そして程なく受注の報が届く。積み重ねてきたアプローチが実を結んだ歓喜の瞬間である。
「実は受注の吉報の前に一度、“申し訳ありませんが他の会社で”とお断りを受けたんです。でも、その後も足を運んで、ブラッシュアップ提案を続けました。今思えば、配送会社との連携によって物流クライシスを乗り越えられる、その裏づけをアピールできたことが受注の決め手になったのかもしれません」(西谷)。
「そうですね。でも、最終的にはジップの総合力と、ともに歩むことによって拓かれる未来に大きな魅力を感じてくれたのだと私は思います」(柴田)。

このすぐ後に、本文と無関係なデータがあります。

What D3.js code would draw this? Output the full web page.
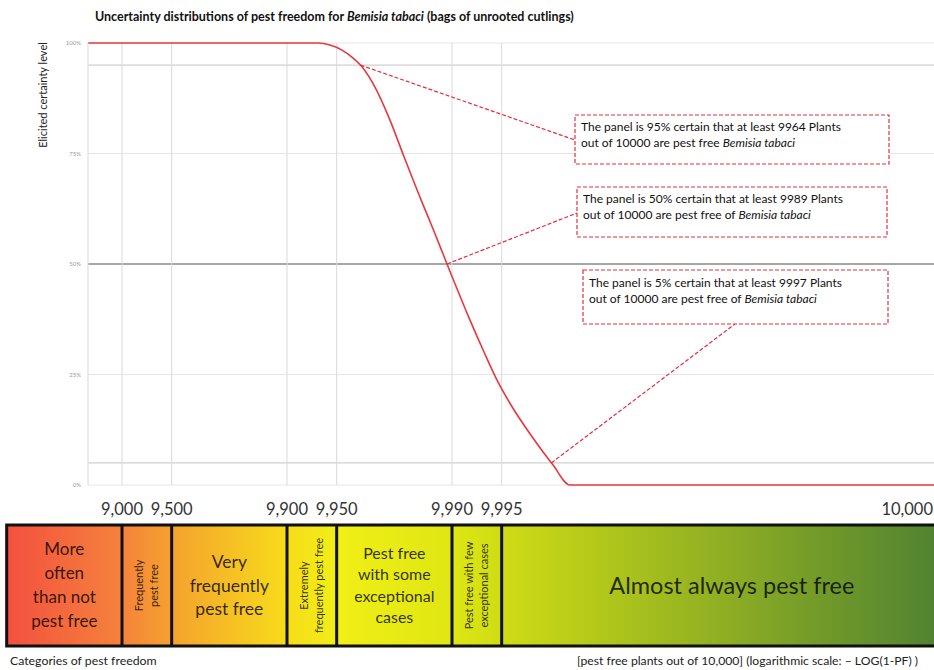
<!DOCTYPE html>
<html><head><meta charset="utf-8">
<script src="https://cdn.jsdelivr.net/npm/d3@7"></script>
<style>
body{margin:0;background:#fff}
svg{display:block}
text{font-family:Lato,"Open Sans",sans-serif}
</style>
</head><body>
<svg id="c" width="934" height="670"></svg>
<script>
// ---------------- data ----------------
const curvePlants    = [8400, 9890, 9935.1, 9945.1, 9953.6, 9959.6, 9964.9, 9970.7, 9976.2, 9980.5, 9984.6, 9987.05, 9989.28, 9992.22, 9993.6, 9994.59, 9995.61, 9996.73, 9997.56, 9998.07, 10000];
const curveCertainty = [100,  100,  100,    99.55,  98.4,   96.8,   94.6,   90.0,   82.6,   74.2,   64.5,   57.7,    50,      37.3,    30.1,   24.2,    18.1,    10.9,    4.5,     0,       0];
const yTicks = [0, 25, 50, 75, 100];
const yTickLabels = ["0%", "25%", "50%", "75%", "100%"];
const refLevels = [5, 50, 95];
const xTickPlants = [9000, 9500, 9900, 9950, 9990, 9995, 10000];
const xTickLabels = ["9,000", "9,500", "9,900", "9,950", "9,990", "9,995", "10,000"];
const categoryBounds = [5000, 9000, 9500, 9900, 9950, 9990, 9995, 10000];
const categoryLabels = [
  ["More", "often", "than not", "pest free"],
  ["Frequently", "pest free"],
  ["Very", "frequently", "pest free"],
  ["Extremely", "frequently pest free"],
  ["Pest free", "with some", "exceptional", "cases"],
  ["Pest free with few", "exceptional cases"],
  ["Almost always pest free"]
];
const annotationLevels = [95, 50, 5];
const annotationLine1 = [
  "The panel is 95% certain that at least 9964 Plants",
  "The panel is 50% certain that at least 9989 Plants",
  "The panel is 5% certain that at least 9997 Plants"
];
const annotationLine2 = [
  "out of 10000 are pest free ",
  "out of 10000 are pest free of ",
  "out of 10000 are pest free of "
];
const speciesName = "Bemisia tabaci";
const titleText = "Uncertainty distributions of pest freedom for ";
const titleTail = " (bags of unrooted cutlings)";
const yTitle = "Elicited certainty level";
const bottomLeft = "Categories of pest freedom";
const bottomRight = "[pest free plants out of 10,000] (logarithmic scale: \u2013 LOG(1-PF) )";

// ---------------- layout / style ----------------
const plotLeft = 88, plotRight = 934, plotTop = 43, plotBottom = 485;
const barTop = 525, barBottom = 646, barRight = 962;
const catStyle = [
  {size:17, lh:24, rot:false},
  {size:11, lh:15.5, rot:true},
  {size:17.5, lh:23.5, rot:false},
  {size:11, lh:15.5, rot:true},
  {size:16, lh:21.5, rot:false},
  {size:11, lh:15.5, rot:true},
  {size:23.5, lh:24, rot:false}
];
const annBoxes = [
  {x:575, y:115, w:314, h:49, tx:581, ty:131, endX:575, endY:140},
  {x:577, y:187, w:310, h:50, tx:583, ty:203, endX:577, endY:213},
  {x:583, y:270, w:305, h:54, tx:589, ty:287, endX:735, endY:324}
];
const red = "#e8383f", annRed = "#e0303e";

const svg = d3.select("#c");
svg.append("rect").attr("width",934).attr("height",670).attr("fill","#fff");

const lp = n => -Math.log10(1 - n/10000);
const xs = d3.scaleLinear().domain([lp(9000), lp(9990)]).range([122, 452]);
const X = n => n >= 10000 ? plotRight : xs(lp(n));
const y = d3.scaleLinear().domain([0, 100]).range([plotBottom, plotTop]);

// gridlines
const g = svg.append("g");
g.selectAll(".hg").data(yTicks).join("line")
  .attr("x1", plotLeft).attr("x2", plotRight)
  .attr("y1", d => y(d)).attr("y2", d => y(d))
  .attr("stroke", d => d === 50 ? "#8a8a8a" : "#e6e6e6")
  .attr("stroke-width", d => d === 50 ? 1.4 : 1);
g.selectAll(".rl").data(refLevels.filter(d => d !== 50)).join("line")
  .attr("x1", plotLeft).attr("x2", plotRight)
  .attr("y1", d => y(d)).attr("y2", d => y(d))
  .attr("stroke", "#c4c4c4").attr("stroke-width", 1);
g.selectAll(".vg").data(xTickPlants.filter(d => d < 10000)).join("line")
  .attr("x1", d => X(d)).attr("x2", d => X(d))
  .attr("y1", plotTop).attr("y2", plotBottom)
  .attr("stroke", "#d9d9d9").attr("stroke-width", 1);
g.append("line").attr("x1", plotLeft).attr("x2", plotLeft)
  .attr("y1", plotTop).attr("y2", plotBottom).attr("stroke", "#d9d9d9");

// y tick labels
svg.selectAll(".yt").data(yTicks).join("text")
  .attr("x", plotLeft - 7).attr("y", d => y(d)).attr("dy", "0.35em")
  .attr("text-anchor", "end").attr("font-size", 6).attr("fill", "#9a9a9a")
  .text((d, i) => yTickLabels[i]);

// y title
svg.append("text").attr("transform", `translate(47,95) rotate(-90)`)
  .attr("text-anchor", "middle").attr("font-size", 11).attr("fill", "#222")
  .text(yTitle);

// title
const t = svg.append("text").attr("x", 95).attr("y", 21)
  .attr("font-size", 12.5).attr("font-weight", "bold").attr("fill", "#111");
t.append("tspan").text(titleText);
t.append("tspan").attr("font-style", "italic").text(speciesName);
t.append("tspan").text(titleTail);

// curve
const pts = curvePlants.map((p, i) => [X(p), y(curveCertainty[i])]);
const path = svg.append("path").datum(pts)
  .attr("d", d3.line().curve(d3.curveMonotoneX))
  .attr("fill", "none").attr("stroke", red).attr("stroke-width", 1.6);

function curveAt(level) {
  const node = path.node(), L = node.getTotalLength(), ty = y(level);
  let lo = 0, hi = L;
  for (let k = 0; k < 40; k++) {
    const mid = (lo + hi) / 2, p = node.getPointAtLength(mid);
    if (p.y < ty) lo = mid; else hi = mid;
  }
  return node.getPointAtLength((lo + hi) / 2);
}

// annotations
annotationLevels.forEach((lv, i) => {
  const b = annBoxes[i], p = curveAt(lv);
  svg.append("line").attr("x1", p.x).attr("y1", p.y).attr("x2", b.endX).attr("y2", b.endY)
    .attr("stroke", annRed).attr("stroke-width", 1.2).attr("stroke-dasharray", "4,2");
  svg.append("rect").attr("x", b.x).attr("y", b.y).attr("width", b.w).attr("height", b.h)
    .attr("fill", "#fff").attr("stroke", annRed).attr("stroke-width", 1.2).attr("stroke-dasharray", "4,2");
  svg.append("text").attr("x", b.tx).attr("y", b.ty).attr("font-size", 12).attr("fill", "#111")
    .text(annotationLine1[i]);
  const t2 = svg.append("text").attr("x", b.tx).attr("y", b.ty + 16).attr("font-size", 12).attr("fill", "#111");
  t2.append("tspan").text(annotationLine2[i]);
  t2.append("tspan").attr("font-style", "italic").text(speciesName);
});

// x tick labels
svg.selectAll(".xt").data(xTickPlants).join("text")
  .attr("x", d => X(d)).attr("y", 515)
  .attr("text-anchor", d => d >= 10000 ? "end" : "middle")
  .attr("dx", d => d >= 10000 ? -1 : 0)
  .attr("font-size", 16.5).attr("fill", "#333")
  .text((d, i) => xTickLabels[i]);

// category bar gradient
const defs = svg.append("defs");
const x0 = X(categoryBounds[0]), x1 = barRight;
const grad = defs.append("linearGradient").attr("id", "cg")
  .attr("gradientUnits", "userSpaceOnUse")
  .attr("x1", x0).attr("x2", x1).attr("y1", 0).attr("y2", 0);
const stopColors = ["#f3503f", "#f5823c", "#f5a22e", "#f7dc1a", "#f1ef16", "#dfe613", "#cfdc14", "#497d33"];
const stopPos = categoryBounds.map(b => b >= 10000 ? barRight : X(b));
stopPos.forEach((px, i) => {
  grad.append("stop").attr("offset", (px - x0) / (x1 - x0)).attr("stop-color", stopColors[i]);
});

svg.append("rect").attr("x", x0).attr("y", barTop).attr("width", x1 - x0).attr("height", barBottom - barTop)
  .attr("fill", "url(#cg)");

// category dividers
svg.selectAll(".cd").data(categoryBounds.slice(1, -1)).join("line")
  .attr("x1", d => X(d)).attr("x2", d => X(d)).attr("y1", barTop).attr("y2", barBottom)
  .attr("stroke", "#111").attr("stroke-width", 3);
svg.append("rect").attr("x", x0).attr("y", barTop).attr("width", x1 - x0).attr("height", barBottom - barTop)
  .attr("fill", "none").attr("stroke", "#111").attr("stroke-width", 3);

// category labels
const cy = (barTop + barBottom) / 2;
categoryLabels.forEach((lines, i) => {
  const st = catStyle[i];
  const cx = (stopPos[i] + stopPos[i + 1]) / 2;
  const n = lines.length;
  const tx = svg.append("text").attr("font-size", st.size).attr("fill", "#000").attr("fill-opacity", 0.8)
    .attr("text-anchor", "middle");
  if (st.rot) tx.attr("transform", `translate(${cx},${cy}) rotate(-90)`);
  else tx.attr("transform", `translate(${cx},${cy})`);
  lines.forEach((l, k) => {
    tx.append("tspan").attr("x", 0).attr("y", (k - (n - 1) / 2) * st.lh).attr("dy", "0.35em").text(l);
  });
});

// bottom labels
svg.append("text").attr("x", 10).attr("y", 665).attr("font-size", 12.3).attr("fill", "#222").text(bottomLeft);
svg.append("text").attr("x", 577).attr("y", 665).attr("font-size", 12.2).attr("fill", "#222").text(bottomRight);
</script>
</body></html>
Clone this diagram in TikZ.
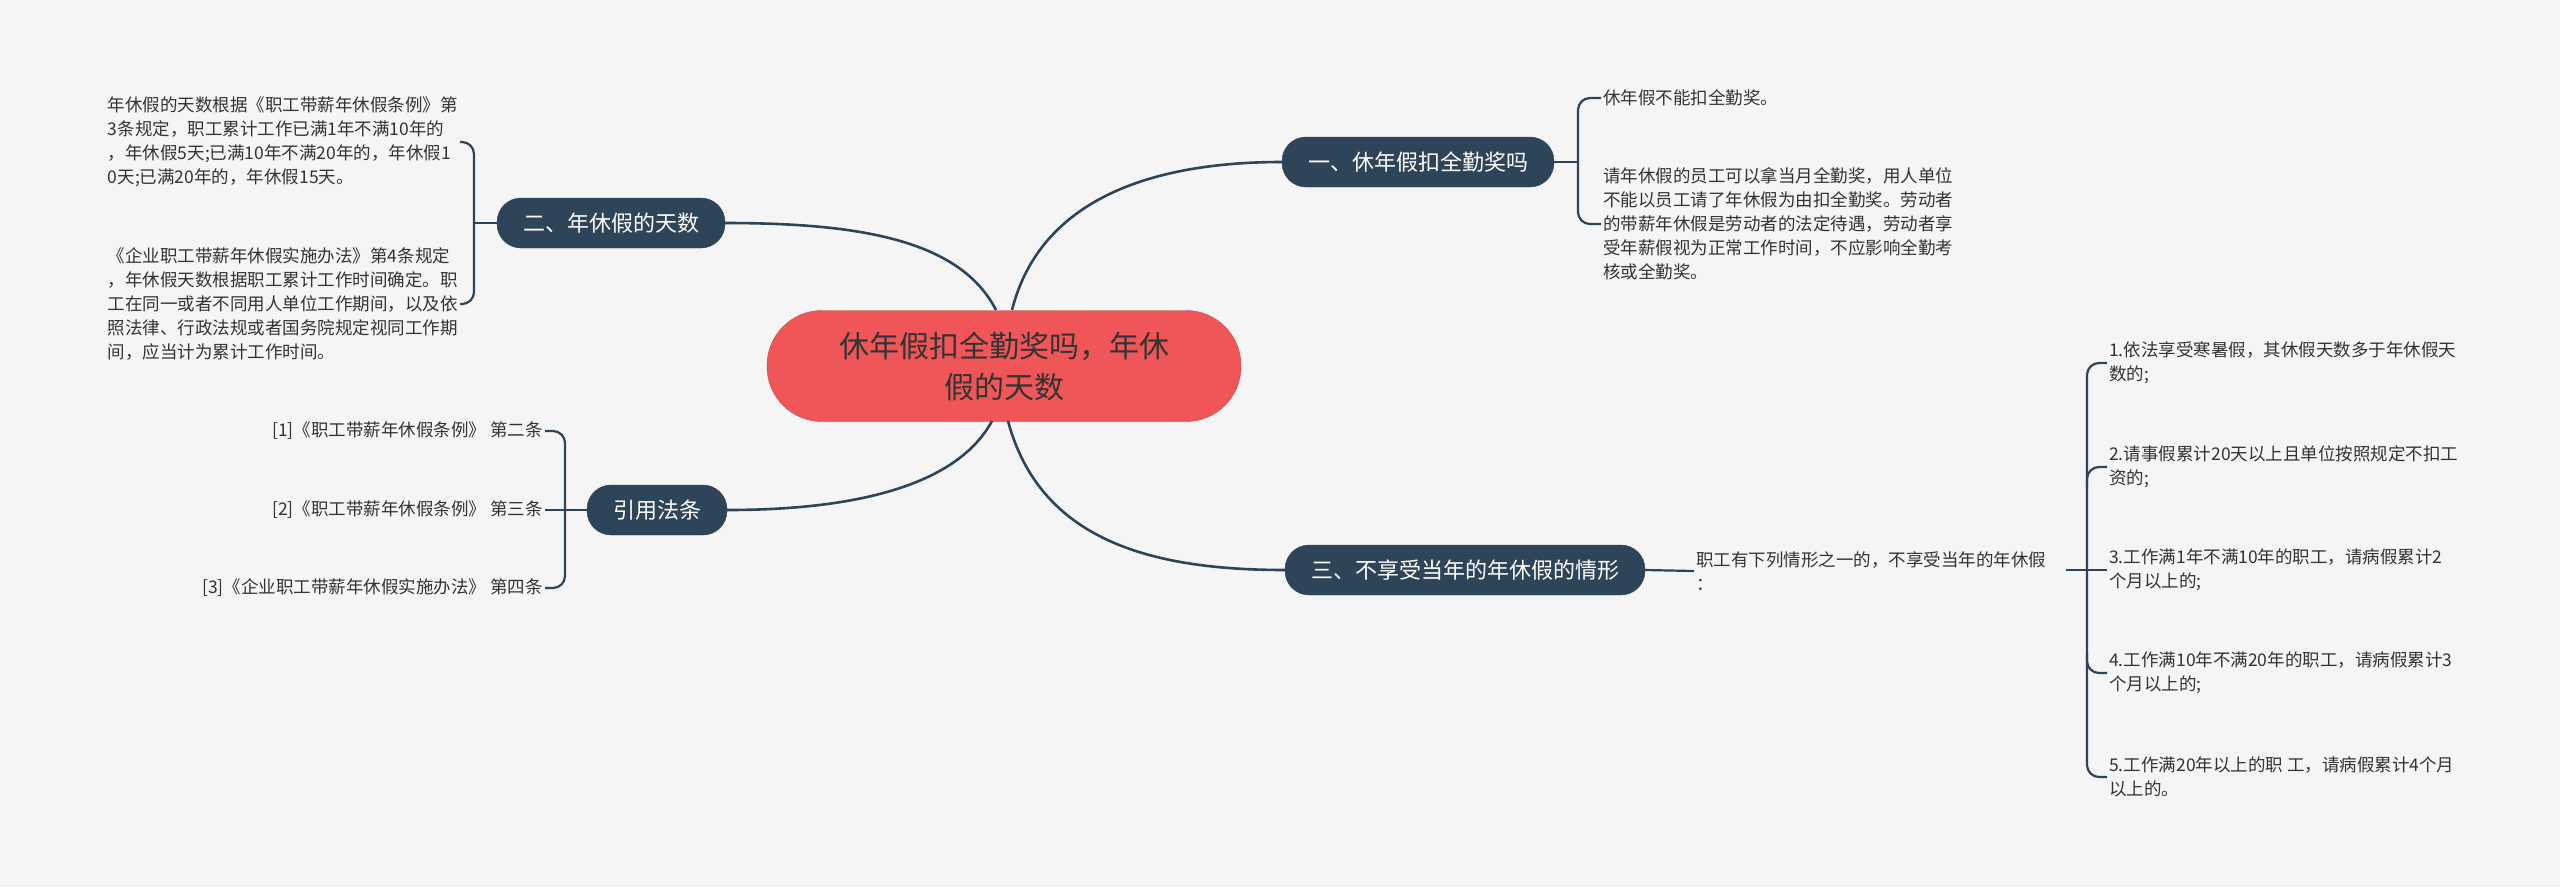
\documentclass[tikz,border=0pt]{standalone}
\usepackage{fontspec}
\setmainfont{Noto Sans CJK SC}
\definecolor{bg}{HTML}{F5F5F5}
\definecolor{navy}{HTML}{2E4459}
\definecolor{rootred}{HTML}{F05557}
\definecolor{txt}{HTML}{333333}
\begin{document}
\begin{tikzpicture}[x=1pt,y=-1pt,
  branch/.style={draw=navy,fill=navy,text=white,rounded corners=24pt,font=\fontsize{22}{28}\selectfont,minimum height=50pt,inner xsep=26pt},
  leaf/.style={text=txt,font=\fontsize{17.5}{24}\selectfont,inner sep=2pt},
  conn/.style={draw=navy,line width=2.6pt},
  brace/.style={draw=navy,line width=2.2pt,rounded corners=12pt}]
\fill[bg] (0,0) rectangle (2560,887);
\useasboundingbox (0,0) rectangle (2560,887);

\node[fill=rootred,draw=rootred!80!black,rounded corners=55pt,minimum width=474pt,minimum height=111pt,align=center,text=black!80,font=\fontsize{30}{41}\selectfont] (root) at (1004,366) {休年假扣全勤奖吗，年休\\假的天数};

\node[branch] (b1) at (1418,162) {一、休年假扣全勤奖吗};
\node[branch] (b2) at (611,223) {二、年休假的天数};
\node[branch] (b3) at (657,510) {引用法条};
\node[branch] (b4) at (1465,570) {三、不享受当年的年休假的情形};

\draw[conn] (1012,310) .. controls (1040,200) and (1150,162) .. (b1.west);
\draw[conn] (996,310) .. controls (960,240) and (860,223) .. (b2.east);
\draw[conn] (992,421) .. controls (960,480) and (870,510) .. (b3.east);
\draw[conn] (1008,421) .. controls (1040,540) and (1150,570) .. (b4.west);

% branch 1 leaves
\node[leaf,anchor=west,align=left] (l11) at (1601,98) {休年假不能扣全勤奖。};
\node[leaf,anchor=west,align=left] (l12) at (1601,224) {请年休假的员工可以拿当月全勤奖，用人单位\\不能以员工请了年休假为由扣全勤奖。劳动者\\的带薪年休假是劳动者的法定待遇，劳动者享\\受年薪假视为正常工作时间，不应影响全勤考\\核或全勤奖。};
\coordinate (j1) at (1578,162);
\draw[brace] (b1.east) -- (j1);
\draw[brace] (l11.west) -| (j1) |- (l12.west);

% branch 2 leaves
\node[leaf,anchor=east,align=left] (l21) at (460,142) {年休假的天数根据《职工带薪年休假条例》第\\3条规定，职工累计工作已满1年不满10年的\\，年休假5天;已满10年不满20年的，年休假1\\0天;已满20年的，年休假15天。};
\node[leaf,anchor=east,align=left] (l22) at (460,304) {《企业职工带薪年休假实施办法》第4条规定\\，年休假天数根据职工累计工作时间确定。职\\工在同一或者不同用人单位工作期间，以及依\\照法律、行政法规或者国务院规定视同工作期\\间，应当计为累计工作时间。};
\coordinate (j2) at (474,223);
\draw[brace] (b2.west) -- (j2);
\draw[brace] (l21.east) -| (j2) |- (l22.east);

% cited laws
\node[leaf,anchor=east] (l31) at (545,431) {[1]《职工带薪年休假条例》 第二条};
\node[leaf,anchor=east] (l32) at (545,510) {[2]《职工带薪年休假条例》 第三条};
\node[leaf,anchor=east] (l33) at (545,588) {[3]《企业职工带薪年休假实施办法》 第四条};
\coordinate (j3) at (565,510);
\draw[brace] (b3.west) -- (l32.east);
\draw[brace] (l31.east) -| (j3) |- (l33.east);

% branch 3
\node[leaf,anchor=west,align=left] (l40) at (1694,571) {职工有下列情形之一的，不享受当年的年休假\\：};
\coordinate (j4a) at (1680,571);
\draw[brace] (b4.east) -- (l40.west |- j4a);
\node[leaf,anchor=west,align=left] (l41) at (2107,363) {1.依法享受寒暑假，其休假天数多于年休假天\\数的;};
\node[leaf,anchor=west,align=left] (l42) at (2107,467) {2.请事假累计20天以上且单位按照规定不扣工\\资的;};
\node[leaf,anchor=west,align=left] (l43) at (2107,570) {3.工作满1年不满10年的职工，请病假累计2\\个月以上的;};
\node[leaf,anchor=west,align=left] (l44) at (2107,673) {4.工作满10年不满20年的职工，请病假累计3\\个月以上的;};
\node[leaf,anchor=west,align=left] (l45) at (2107,777) {5.工作满20年以上的职 工，请病假累计4个月\\以上的。};
\coordinate (j4) at (2087,570);
\draw[brace] (2066,570) -- (l43.west);
\draw[brace] (l41.west) -| (j4) |- (l45.west);
\draw[brace] (l42.west) -- ++(-20,0) -- ++(0,20);
\draw[brace] (l44.west) -- ++(-20,0) -- ++(0,-20);
\end{tikzpicture}
\end{document}
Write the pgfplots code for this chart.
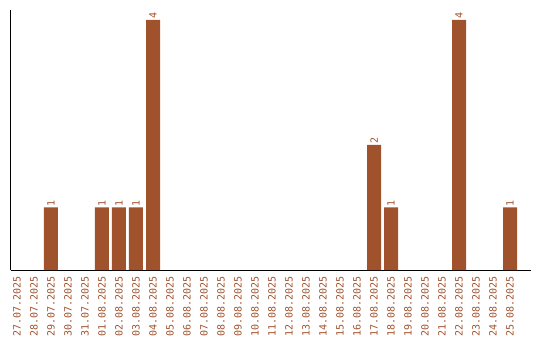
\documentclass[border=0pt]{standalone}
\usepackage{pgfplots}
\pgfplotsset{compat=1.18}
\usepackage{fontspec}
\setmonofont{DejaVu Sans Mono}
\definecolor{sienna}{HTML}{A0522D}
\begin{document}
\begin{tikzpicture}
\useasboundingbox (0,0) rectangle (540pt,340pt);
\begin{axis}[
  at={(10.5pt,70pt)}, anchor=south west,
  scale only axis, width=520pt, height=260pt,
  xmin=-0.38, xmax=30.2, ymin=0, ymax=4.16,
  axis x line=bottom, axis y line=left,
  axis line style={-, line width=1pt, black},
  ytick=\empty,
  xtick={0,...,29},
  xticklabels={27.07.2025,28.07.2025,29.07.2025,30.07.2025,31.07.2025,01.08.2025,02.08.2025,03.08.2025,04.08.2025,05.08.2025,06.08.2025,07.08.2025,08.08.2025,09.08.2025,10.08.2025,11.08.2025,12.08.2025,13.08.2025,14.08.2025,15.08.2025,16.08.2025,17.08.2025,18.08.2025,19.08.2025,20.08.2025,21.08.2025,22.08.2025,23.08.2025,24.08.2025,25.08.2025},
  major tick length=0pt,
  xticklabel shift=6pt,
  xticklabel style={rotate=90, anchor=east, font=\ttfamily\fontsize{10}{12}\selectfont, text=sienna, inner sep=0pt},
  ybar, bar width=14pt,
  nodes near coords={\pgfmathprintnumber[assume math mode=true]{\pgfplotspointmeta}},
  nodes near coords style={rotate=90, anchor=west, font=\ttfamily\fontsize{10}{12}\selectfont, text=sienna, inner sep=1pt},
  clip=false,
]
\addplot[fill=sienna, draw=none] coordinates {(2,1) (5,1) (6,1) (7,1) (8,4) (21,2) (22,1) (26,4) (29,1)};
\end{axis}
\end{tikzpicture}
\end{document}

受注確定から物流支援体制の立ち上げまで、与えられた期間はわずか2カ月半。ここから怒涛の日々が始まる。営業部はスケジュール管理とスピード化の徹底を主導するとともに、確認会の定例化を実施。相互間の齟齬の払拭を図る。開発部は、システムの要件定義から設計、プログラミングを一気に進め、帳票類などの出力テストも同時に進める。ファクトリーセンターは安定的に現場を立ち上げるために何度もクライアントと打ち合わせを実施。重要な確認事項は全てQAシートに落とし込み、一つひとつクリアしていく。
「タイトスケジュールゆえ逆に集中力が高まり、その中で一体感が生まれ、皆のベクトルが一致して生まれた底力のようなものが、このプロジェクトを成功軌道へと導いている、そんな風に感じたのをはっきりと覚えています」(嶋村)。
「同感です。私も今振り返ると、とても良い時間を過ごせたと感じています。これからの成功のための礎を、この濃密な時間の中で築けたと思っています。」(西谷)。
「将来的な事業拡大を見込み、RDB(リレーショナルデータベース)に大容量を取り込めるキャパシティを確保。システムも将来的な機能拡張を想定しての設計にしています。そういう意味で、この案件は今後のジップにおけるITソリューションの未来モデルになったと思っています」(柴田)。
「立ち上げ前には、一連の商品仕分け、封入作業の流れを標準化。全員で作業手順についての勉強会を行い、作業品質を維持しながらのパフォーマンスアップの訓練も行いました。立ち上げ当初は不慣れゆえの苦労もありましたが、日々の出荷件数を定時内で高いクオリティで完遂できるようになり、上々のスタートとなりました」(濱野)。
受注、立ち上げまでのプロセスにも十分に感動のドラマがあったが、ジップが目指すのは物流・販促・受注支援の理想的なカタチの追求。そして送り手のクライアントのみならず、その先のお客様も含めて、様々な局面で感動を呼びこすことである。
「稼働後も、改善に次ぐ改善を繰り返し、絶えずソリューションの進化を目指すのがジップの基本スタンスです。大小様々な改善でクライアントからのさらなる評価を得ています」(柴田)。
「改善を通しての効率化提案の連続は、クライアントからの信頼をさらに高めているものと思います」(西谷)。
「ユニークなプロモーションDMの提案も始まっています。今後は販促支援を通じて、クライアントのOne to Oneマーケティングを戦略的にサポートする攻めのアプローチも行っていきます」(嶋村)。
「このクライアントの商品発送現場の改善は、ジップの改善成果発表大会において最優秀賞を獲得。また、クライアントによる現場視察において、ジップにして良かったとの声もいただきました。そうしたクライアントからの喜びや感謝の言葉は、現場社員のモチベーションアップにも繋がっています」(濱野)。